──────── INFORMATION SHOWN ────────

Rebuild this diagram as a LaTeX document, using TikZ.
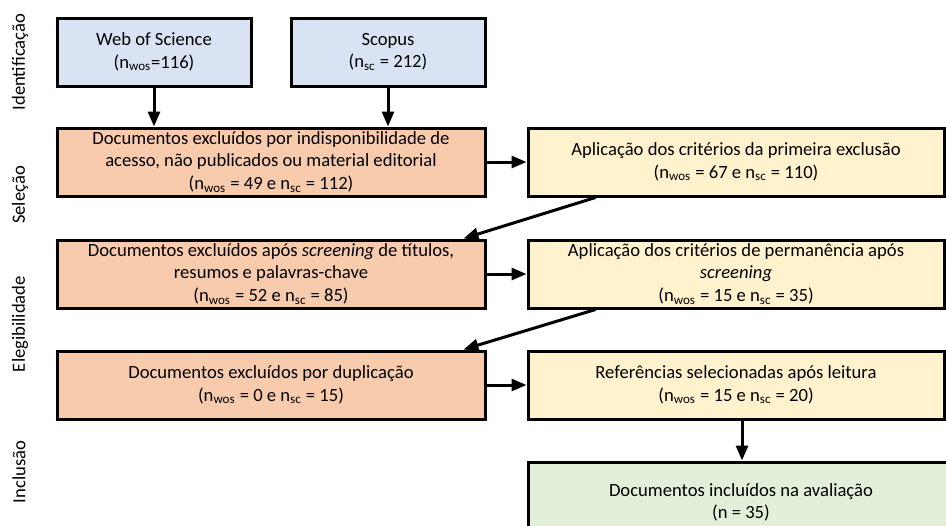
\documentclass[tikz,border=0pt]{standalone}
\usepackage{fontspec}
\setmainfont{Carlito}
\usepackage{tikz}
\usetikzlibrary{positioning, calc}
\usetikzlibrary{arrows.meta}

\begin{document}
\begin{tikzpicture}[node distance=0.80cm, font=\fontsize{10.6}{12.6}\selectfont, align=center, >={Triangle[length=3mm, width=2.4mm]}, line width=0.06cm,
        box/.style={draw, rectangle, text=black, minimum height=1.36cm, inner sep=0pt},
        srcbox/.style={box, fill=lightblue, minimum width=3.88cm},
        excbox/.style={box, fill=lightorange, minimum width=8.56cm},
        selbox/.style={box, fill=lightyellow, minimum width=8.32cm},
        incbox/.style={box, fill=lightgreen, minimum width=8.52cm, minimum height=1.6cm},
        phase/.style={rotate=90, text=black}]
        % Define colors
        \definecolor{lightblue}{RGB}{218, 227, 243}
        \definecolor{lightorange}{RGB}{248, 203, 173}
        \definecolor{lightyellow}{RGB}{255, 242, 204}
        \definecolor{lightgreen}{RGB}{226, 240, 217}

        \useasboundingbox (0,0) rectangle (18.92,-10.5);

        % Phases
        \node[phase] (ident) at (0.40,-1.24) {Identificação};
        \node[phase] (selec) at (0.40,-3.90) {Seleção};
        \node[phase] (elegi) at (0.40,-6.48) {Elegibilidade};
        \node[phase] (inclu) at (0.38,-9.44) {Inclusão};

        % Nodes
        \node[srcbox] (wos) at (3.08,-1.04) {Web of Science\\(n\textsubscript{wos}=116)};
        \node[srcbox, right=0.74cm of wos] (scopus) {Scopus\\(n\textsubscript{sc} = 212)};

        \node[excbox, below=0.78cm of wos.south west, anchor=north west] (exc1) {Documentos excluídos por indisponibilidade de\\acesso, não publicados ou material editorial\\(n\textsubscript{wos} = 49 e n\textsubscript{sc} = 112)};
        \node[selbox, right=of exc1] (sel1) {Aplicação dos critérios da primeira exclusão\\(n\textsubscript{wos} = 67 e n\textsubscript{sc} = 110)};

        \node[excbox, below=0.82cm of exc1] (exc2) {Documentos excluídos após \textit{screening} de títulos,\\resumos e palavras-chave\\(n\textsubscript{wos} = 52 e n\textsubscript{sc} = 85)};
        \node[selbox, right=of exc2] (sel2) {Aplicação dos critérios de permanência após\\\textit{screening}\\(n\textsubscript{wos} = 15 e n\textsubscript{sc} = 35)};

        \node[excbox, below=of exc2] (exc3) {Documentos excluídos por duplicação\\(n\textsubscript{wos} = 0 e n\textsubscript{sc} = 15)};
        \node[selbox, right=of exc3] (sel3) {Referências selecionadas após leitura\\(n\textsubscript{wos} = 15 e n\textsubscript{sc} = 20)};

        \node[incbox, below=of sel3.south west, anchor=north west] (inc) {Documentos incluídos na avaliação\\(n = 35)};

        % Edges
        \draw[->] (wos) -- (wos |- exc1.north);
        \draw[->] (scopus) -- (scopus |- exc1.north);
        \draw[->] (exc1) -- (sel1);
        \draw[->] ($(sel1.south west)+(1.38,0)$) -- ($(exc2.north east)+(-0.46,0)$);
        \draw[->] (exc2) -- (sel2);
        \draw[->] ($(sel2.south west)+(1.38,0)$) -- ($(exc3.north east)+(-0.46,0)$);
        \draw[->] (exc3) -- (sel3);
        \draw[->] ($(sel3.south)+(0.12,0)$) -- ($(sel3.south |- inc.north)+(0.12,0)$);
    \end{tikzpicture}
\end{document}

────────

*WHAT IS NEEDED:*
Output each line exactly; omit every picture.

*WRITTEN REPLY:*
Rebuild this diagram as a LaTeX document, using TikZ.
\documentclass[tikz,border=0pt]{standalone}
\usepackage{fontspec}
\setmainfont{Carlito}
\usepackage{tikz}
\usetikzlibrary{positioning, calc}
\usetikzlibrary{arrows.meta}

\begin{document}
\begin{tikzpicture}[node distance=0.80cm, font=\fontsize{10.6}{12.6}\selectfont, align=center, >={Triangle[length=3mm, width=2.4mm]}, line width=0.06cm,
        box/.style={draw, rectangle, text=black, minimum height=1.36cm, inner sep=0pt},
        srcbox/.style={box, fill=lightblue, minimum width=3.88cm},
        excbox/.style={box, fill=lightorange, minimum width=8.56cm},
        selbox/.style={box, fill=lightyellow, minimum width=8.32cm},
        incbox/.style={box, fill=lightgreen, minimum width=8.52cm, minimum height=1.6cm},
        phase/.style={rotate=90, text=black}]
        % Define colors
        \definecolor{lightblue}{RGB}{218, 227, 243}
        \definecolor{lightorange}{RGB}{248, 203, 173}
        \definecolor{lightyellow}{RGB}{255, 242, 204}
        \definecolor{lightgreen}{RGB}{226, 240, 217}

        \useasboundingbox (0,0) rectangle (18.92,-10.5);

        % Phases
        \node[phase] (ident) at (0.40,-1.24) {Identificação};
        \node[phase] (selec) at (0.40,-3.90) {Seleção};
        \node[phase] (elegi) at (0.40,-6.48) {Elegibilidade};
        \node[phase] (inclu) at (0.38,-9.44) {Inclusão};

        % Nodes
        \node[srcbox] (wos) at (3.08,-1.04) {Web of Science\\(n\textsubscript{wos}=116)};
        \node[srcbox, right=0.74cm of wos] (scopus) {Scopus\\(n\textsubscript{sc} = 212)};

        \node[excbox, below=0.78cm of wos.south west, anchor=north west] (exc1) {Documentos excluídos por indisponibilidade de\\acesso, não publicados ou material editorial\\(n\textsubscript{wos} = 49 e n\textsubscript{sc} = 112)};
        \node[selbox, right=of exc1] (sel1) {Aplicação dos critérios da primeira exclusão\\(n\textsubscript{wos} = 67 e n\textsubscript{sc} = 110)};

        \node[excbox, below=0.82cm of exc1] (exc2) {Documentos excluídos após \textit{screening} de títulos,\\resumos e palavras-chave\\(n\textsubscript{wos} = 52 e n\textsubscript{sc} = 85)};
        \node[selbox, right=of exc2] (sel2) {Aplicação dos critérios de permanência após\\\textit{screening}\\(n\textsubscript{wos} = 15 e n\textsubscript{sc} = 35)};

        \node[excbox, below=of exc2] (exc3) {Documentos excluídos por duplicação\\(n\textsubscript{wos} = 0 e n\textsubscript{sc} = 15)};
        \node[selbox, right=of exc3] (sel3) {Referências selecionadas após leitura\\(n\textsubscript{wos} = 15 e n\textsubscript{sc} = 20)};

        \node[incbox, below=of sel3.south west, anchor=north west] (inc) {Documentos incluídos na avaliação\\(n = 35)};

        % Edges
        \draw[->] (wos) -- (wos |- exc1.north);
        \draw[->] (scopus) -- (scopus |- exc1.north);
        \draw[->] (exc1) -- (sel1);
        \draw[->] ($(sel1.south west)+(1.38,0)$) -- ($(exc2.north east)+(-0.46,0)$);
        \draw[->] (exc2) -- (sel2);
        \draw[->] ($(sel2.south west)+(1.38,0)$) -- ($(exc3.north east)+(-0.46,0)$);
        \draw[->] (exc3) -- (sel3);
        \draw[->] ($(sel3.south)+(0.12,0)$) -- ($(sel3.south |- inc.north)+(0.12,0)$);
    \end{tikzpicture}
\end{document}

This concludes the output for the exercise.